しかし、それは「国公立大学、有名私大を中心とした四年制大学の合格」を意味したものではありません。
言葉は悪いですが「卒業生を全て大学に送り込ませる」というミッションは可能なのです。
それが「併設大学」の存在です。
つまり大学受験に失敗した生徒を「併設大学で受け入れる」のです。それがFランクの低レベルな大学であろうとも関係ありません。推薦という形で送り込めば改めて入試の必要もありませんし、進学率はいくらでも上げる事が可能になっていくのです。
「進学したい側」と「進学率を上げたい側」の思惑が合致する「ウィンウィンの関係」が成り立つわけです。
現在の私立は小学校から大学までの総合化で経営してるグループが多く、とくに偏差値の低い高校や大学は生徒集めに躍起なのです。そして「特進」「進学率」というキーワードに沿って言葉は悪いですが、一種のマジックと言えるでしょう。明らかに「クオリティ無視」のやり方に賛否両論はあると思います。それでも、内容がハードである事に違いはありません。覚悟を持ってスキルを上げるなら、決して悪い傾向ではないと言えるでしょう。
特化した内容は魅力です
自治体によって統一されていませんが「私立高校無償化」の流れも今後進んでいくと思われます。経済的に厳しい家庭も徐々に門戸が開かれていくでしょうし、少子化の流れでこそ(私学の特性を)生かしてみる時代に拍車がかかるかもしれません。
今後トレンド化していくのは「部活と勉強」を分けてより特化したスタイルだと思います。
極端な例で言えば「野球名門校」と「進学校」の並立ですね。
つまり、野球に関しては中学生の少年野球チームに所属する精鋭を「特待生」として招き入れるわけです。それだけなら昔からありましたが、スポーツで入学した生徒は一つのクラスとして纏め(それ以外のクラスは)進学重点の「特進コース」として括るのです。それぞれのクラスに所属する生徒は明確な目標が存在しますし、専門の顧問や教師が英才教育を施すシステムですね。
国公立大学、有名私大に多数の合格者を出しつつも野球部は甲子園の常連という学校挙げての「文武両道」が成り立つ仕組みです。進学校でも野球が強いという二つの側面で抜きん出ているという「スーパーハイスクール」と言えるでしょう。
また進学だけではなく将来的に社会に出た際の対策も抜かりありません。社会人生活に一早く対応出来る様なツールも用意してあります。誰よりも早くスキルアップする為の準備が必要ですからね。

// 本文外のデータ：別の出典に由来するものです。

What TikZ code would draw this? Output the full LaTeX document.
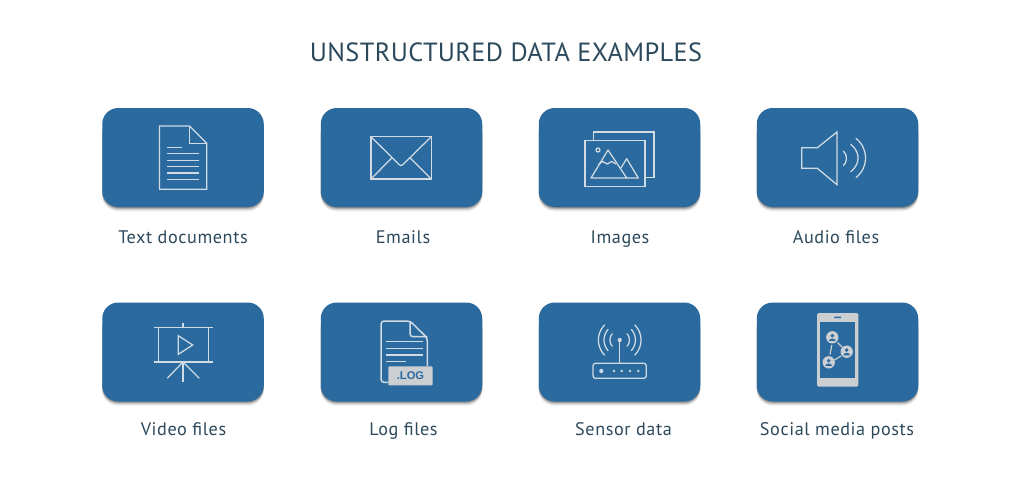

また基本的に私学の教諭は公立の様な公務員ではなく「会社員」みたいな存在ですから、決して流した無気力な指導はありません。より専門的に沿った内容の授業を行ってくれると思います。
毎月の掛け金は高いですが、修学旅行先に海外を取り入れて高校も多いですし貴重な海外経験を積むことが出来るのも魅力ですね。
また入試方法も学校によって異なりますし公立高校のスタイルでの入試が厳しい生徒には選択肢が広く、自分のスタイルを発見出来る可能性も高いでしょう。さらに何らかの問題を抱えた生徒にも対応出来る教育方針の高校もあります。決して進学率だけに拘った高校ばかりではないのです。
決して私立高校だけを奨励してるわけではありませんが、これからの少子化時代には「より多様化した教育」が必要となってくるのです。そのニーズに素早く対応出来るのは私学だと思いますし、いろんな進路選択を塾考した上で(最も子供に)適した高校選びをしていきましょう。まだまだ魅力に溢れた要素は存在すると思います。